* [Instructions to follow]:
Output the material beneath exactly, leaving nothing out.
— Start Raw data —
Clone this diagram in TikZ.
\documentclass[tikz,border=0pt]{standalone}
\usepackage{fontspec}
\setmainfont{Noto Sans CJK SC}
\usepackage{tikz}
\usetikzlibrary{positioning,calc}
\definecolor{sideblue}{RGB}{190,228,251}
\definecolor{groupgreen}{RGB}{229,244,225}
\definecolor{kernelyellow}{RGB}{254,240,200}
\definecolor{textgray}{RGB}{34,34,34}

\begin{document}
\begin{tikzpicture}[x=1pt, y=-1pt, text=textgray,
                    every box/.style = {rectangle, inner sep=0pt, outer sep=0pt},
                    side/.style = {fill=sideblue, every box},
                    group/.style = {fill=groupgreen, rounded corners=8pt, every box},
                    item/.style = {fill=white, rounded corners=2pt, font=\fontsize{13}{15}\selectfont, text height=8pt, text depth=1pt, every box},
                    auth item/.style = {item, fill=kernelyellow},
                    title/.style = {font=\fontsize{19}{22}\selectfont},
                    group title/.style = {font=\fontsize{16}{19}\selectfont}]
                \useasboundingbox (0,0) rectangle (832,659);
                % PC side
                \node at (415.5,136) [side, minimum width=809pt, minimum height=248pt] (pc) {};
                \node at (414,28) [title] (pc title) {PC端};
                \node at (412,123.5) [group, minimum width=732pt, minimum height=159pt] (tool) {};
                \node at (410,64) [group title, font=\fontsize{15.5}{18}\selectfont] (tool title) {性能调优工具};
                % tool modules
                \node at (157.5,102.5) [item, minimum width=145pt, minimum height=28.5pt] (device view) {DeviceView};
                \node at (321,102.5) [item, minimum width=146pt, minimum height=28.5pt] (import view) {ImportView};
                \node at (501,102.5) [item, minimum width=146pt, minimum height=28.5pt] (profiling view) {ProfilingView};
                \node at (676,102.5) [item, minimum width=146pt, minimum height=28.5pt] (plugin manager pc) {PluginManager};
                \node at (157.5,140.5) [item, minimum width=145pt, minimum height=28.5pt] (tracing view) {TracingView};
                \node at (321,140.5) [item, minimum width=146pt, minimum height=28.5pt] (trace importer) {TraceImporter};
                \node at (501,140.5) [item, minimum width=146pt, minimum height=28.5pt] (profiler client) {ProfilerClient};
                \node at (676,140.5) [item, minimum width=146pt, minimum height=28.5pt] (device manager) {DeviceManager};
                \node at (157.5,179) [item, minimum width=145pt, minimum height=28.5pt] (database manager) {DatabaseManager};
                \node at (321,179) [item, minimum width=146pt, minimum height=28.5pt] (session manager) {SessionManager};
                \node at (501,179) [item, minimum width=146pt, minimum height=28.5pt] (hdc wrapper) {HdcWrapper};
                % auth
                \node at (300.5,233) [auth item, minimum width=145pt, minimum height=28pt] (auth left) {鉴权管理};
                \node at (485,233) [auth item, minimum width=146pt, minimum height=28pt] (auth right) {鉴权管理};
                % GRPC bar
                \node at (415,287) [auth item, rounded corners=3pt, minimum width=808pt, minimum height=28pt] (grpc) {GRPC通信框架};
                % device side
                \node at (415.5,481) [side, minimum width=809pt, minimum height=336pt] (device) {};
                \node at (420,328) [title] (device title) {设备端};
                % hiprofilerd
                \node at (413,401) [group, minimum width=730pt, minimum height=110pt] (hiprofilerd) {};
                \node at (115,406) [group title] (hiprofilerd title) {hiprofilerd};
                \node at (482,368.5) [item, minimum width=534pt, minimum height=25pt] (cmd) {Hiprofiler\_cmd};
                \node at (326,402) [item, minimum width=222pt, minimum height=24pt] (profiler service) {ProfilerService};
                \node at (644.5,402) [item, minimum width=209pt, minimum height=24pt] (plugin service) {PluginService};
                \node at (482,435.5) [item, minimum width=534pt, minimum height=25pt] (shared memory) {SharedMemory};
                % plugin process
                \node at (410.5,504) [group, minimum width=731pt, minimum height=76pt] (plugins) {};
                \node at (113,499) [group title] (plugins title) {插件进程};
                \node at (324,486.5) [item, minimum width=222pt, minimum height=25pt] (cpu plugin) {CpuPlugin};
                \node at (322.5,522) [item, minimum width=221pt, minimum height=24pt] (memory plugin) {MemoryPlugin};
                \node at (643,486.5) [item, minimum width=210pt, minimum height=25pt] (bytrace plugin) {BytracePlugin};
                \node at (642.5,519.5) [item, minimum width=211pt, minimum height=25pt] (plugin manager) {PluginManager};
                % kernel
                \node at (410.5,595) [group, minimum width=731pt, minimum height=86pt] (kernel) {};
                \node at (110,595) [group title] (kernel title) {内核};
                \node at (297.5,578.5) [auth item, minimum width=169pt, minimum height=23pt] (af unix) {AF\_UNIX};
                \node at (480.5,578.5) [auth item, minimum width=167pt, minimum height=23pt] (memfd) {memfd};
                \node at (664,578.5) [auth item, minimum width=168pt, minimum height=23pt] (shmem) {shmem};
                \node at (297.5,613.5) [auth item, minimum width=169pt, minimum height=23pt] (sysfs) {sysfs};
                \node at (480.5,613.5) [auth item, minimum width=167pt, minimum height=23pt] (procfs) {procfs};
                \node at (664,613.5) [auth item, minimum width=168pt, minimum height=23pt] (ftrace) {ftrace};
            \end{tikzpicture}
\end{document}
— End Raw data —
* [Correct result]:
Clone this diagram in TikZ.
\documentclass[tikz,border=0pt]{standalone}
\usepackage{fontspec}
\setmainfont{Noto Sans CJK SC}
\usepackage{tikz}
\usetikzlibrary{positioning,calc}
\definecolor{sideblue}{RGB}{190,228,251}
\definecolor{groupgreen}{RGB}{229,244,225}
\definecolor{kernelyellow}{RGB}{254,240,200}
\definecolor{textgray}{RGB}{34,34,34}

\begin{document}
\begin{tikzpicture}[x=1pt, y=-1pt, text=textgray,
                    every box/.style = {rectangle, inner sep=0pt, outer sep=0pt},
                    side/.style = {fill=sideblue, every box},
                    group/.style = {fill=groupgreen, rounded corners=8pt, every box},
                    item/.style = {fill=white, rounded corners=2pt, font=\fontsize{13}{15}\selectfont, text height=8pt, text depth=1pt, every box},
                    auth item/.style = {item, fill=kernelyellow},
                    title/.style = {font=\fontsize{19}{22}\selectfont},
                    group title/.style = {font=\fontsize{16}{19}\selectfont}]
                \useasboundingbox (0,0) rectangle (832,659);
                % PC side
                \node at (415.5,136) [side, minimum width=809pt, minimum height=248pt] (pc) {};
                \node at (414,28) [title] (pc title) {PC端};
                \node at (412,123.5) [group, minimum width=732pt, minimum height=159pt] (tool) {};
                \node at (410,64) [group title, font=\fontsize{15.5}{18}\selectfont] (tool title) {性能调优工具};
                % tool modules
                \node at (157.5,102.5) [item, minimum width=145pt, minimum height=28.5pt] (device view) {DeviceView};
                \node at (321,102.5) [item, minimum width=146pt, minimum height=28.5pt] (import view) {ImportView};
                \node at (501,102.5) [item, minimum width=146pt, minimum height=28.5pt] (profiling view) {ProfilingView};
                \node at (676,102.5) [item, minimum width=146pt, minimum height=28.5pt] (plugin manager pc) {PluginManager};
                \node at (157.5,140.5) [item, minimum width=145pt, minimum height=28.5pt] (tracing view) {TracingView};
                \node at (321,140.5) [item, minimum width=146pt, minimum height=28.5pt] (trace importer) {TraceImporter};
                \node at (501,140.5) [item, minimum width=146pt, minimum height=28.5pt] (profiler client) {ProfilerClient};
                \node at (676,140.5) [item, minimum width=146pt, minimum height=28.5pt] (device manager) {DeviceManager};
                \node at (157.5,179) [item, minimum width=145pt, minimum height=28.5pt] (database manager) {DatabaseManager};
                \node at (321,179) [item, minimum width=146pt, minimum height=28.5pt] (session manager) {SessionManager};
                \node at (501,179) [item, minimum width=146pt, minimum height=28.5pt] (hdc wrapper) {HdcWrapper};
                % auth
                \node at (300.5,233) [auth item, minimum width=145pt, minimum height=28pt] (auth left) {鉴权管理};
                \node at (485,233) [auth item, minimum width=146pt, minimum height=28pt] (auth right) {鉴权管理};
                % GRPC bar
                \node at (415,287) [auth item, rounded corners=3pt, minimum width=808pt, minimum height=28pt] (grpc) {GRPC通信框架};
                % device side
                \node at (415.5,481) [side, minimum width=809pt, minimum height=336pt] (device) {};
                \node at (420,328) [title] (device title) {设备端};
                % hiprofilerd
                \node at (413,401) [group, minimum width=730pt, minimum height=110pt] (hiprofilerd) {};
                \node at (115,406) [group title] (hiprofilerd title) {hiprofilerd};
                \node at (482,368.5) [item, minimum width=534pt, minimum height=25pt] (cmd) {Hiprofiler\_cmd};
                \node at (326,402) [item, minimum width=222pt, minimum height=24pt] (profiler service) {ProfilerService};
                \node at (644.5,402) [item, minimum width=209pt, minimum height=24pt] (plugin service) {PluginService};
                \node at (482,435.5) [item, minimum width=534pt, minimum height=25pt] (shared memory) {SharedMemory};
                % plugin process
                \node at (410.5,504) [group, minimum width=731pt, minimum height=76pt] (plugins) {};
                \node at (113,499) [group title] (plugins title) {插件进程};
                \node at (324,486.5) [item, minimum width=222pt, minimum height=25pt] (cpu plugin) {CpuPlugin};
                \node at (322.5,522) [item, minimum width=221pt, minimum height=24pt] (memory plugin) {MemoryPlugin};
                \node at (643,486.5) [item, minimum width=210pt, minimum height=25pt] (bytrace plugin) {BytracePlugin};
                \node at (642.5,519.5) [item, minimum width=211pt, minimum height=25pt] (plugin manager) {PluginManager};
                % kernel
                \node at (410.5,595) [group, minimum width=731pt, minimum height=86pt] (kernel) {};
                \node at (110,595) [group title] (kernel title) {内核};
                \node at (297.5,578.5) [auth item, minimum width=169pt, minimum height=23pt] (af unix) {AF\_UNIX};
                \node at (480.5,578.5) [auth item, minimum width=167pt, minimum height=23pt] (memfd) {memfd};
                \node at (664,578.5) [auth item, minimum width=168pt, minimum height=23pt] (shmem) {shmem};
                \node at (297.5,613.5) [auth item, minimum width=169pt, minimum height=23pt] (sysfs) {sysfs};
                \node at (480.5,613.5) [auth item, minimum width=167pt, minimum height=23pt] (procfs) {procfs};
                \node at (664,613.5) [auth item, minimum width=168pt, minimum height=23pt] (ftrace) {ftrace};
            \end{tikzpicture}
\end{document}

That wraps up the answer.